If you can't hear what I am saying from this pulpit, you are not spending enough time hearing the word of God throughout the week, at least not prayerfully and sincerely. Knowing the Bible is your own responsibility; we, the clergy, can't do that for you. Obeying the word of God is your own responsibility; we can't do it for you. Moses, the prophets and now the Apostles, were God's messengers. Anyone who cannot hear them could never be turned away from sin to God, not even if he had witnessed the resurrection of Christ. God's grace, in your heart, responds as readily to his word as it would to any miracle you may ever see, even the sight of the Risen Christ.

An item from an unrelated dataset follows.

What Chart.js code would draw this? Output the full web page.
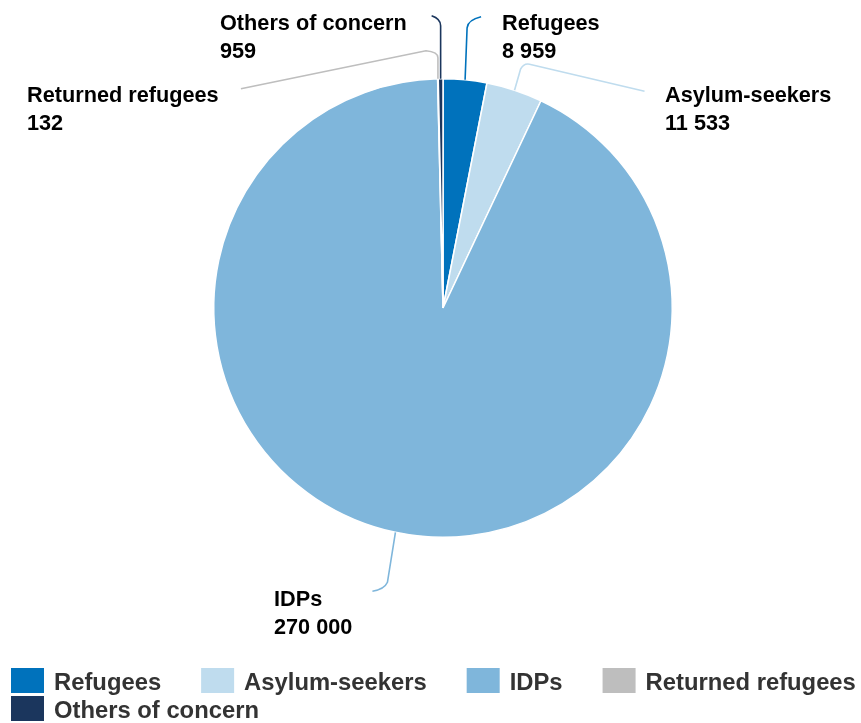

This Sunday the Church has turned to the second Table of the Law, and you have been reminded that you must love your neighbor. You have learned also, from St. John, that you can indeed love God who first loved us, and therefore have the grace to love your neighbor.4 We have been given that grace. That grace comes as we hear the word of God, because it is all about having a new heart that is right with God.

1. Deut. 6:5 Lev. 19:18
2. Acts 10:38
3. John 14:15, Ex. 20:6
4. Rom. 5:5

1 comment:

Anonymous said...

Blessed is the people that sit under a faithful minister of Christ and His Word such as you exemplify. Thank you for this additional window on a way to consider the division of the Church calendar at this critical point.
In my own mind I have found it helpful to focus during part I on what God has accomplished in His Incarnate Son and in the second part, the response of the faithful to that definitive work of redemption. Or, as so often in Paul's epistles, the indicatives concerning Christ, and then the imperatives of the obedience of faith.
Such as in I John 3-4 which begins with "Behold what manner of love the Father has bestowed upon us!"And goes on to state unequivocally "that the one who is righteous, does righteousness".
Thank you for giving us 2 sermons. I started to comment on the first and say that it disappoints me when I John 3 and Romans 2 or not taken seriously into any discussion of 'justification'. Scripture alone, taken together is always awesome to behold!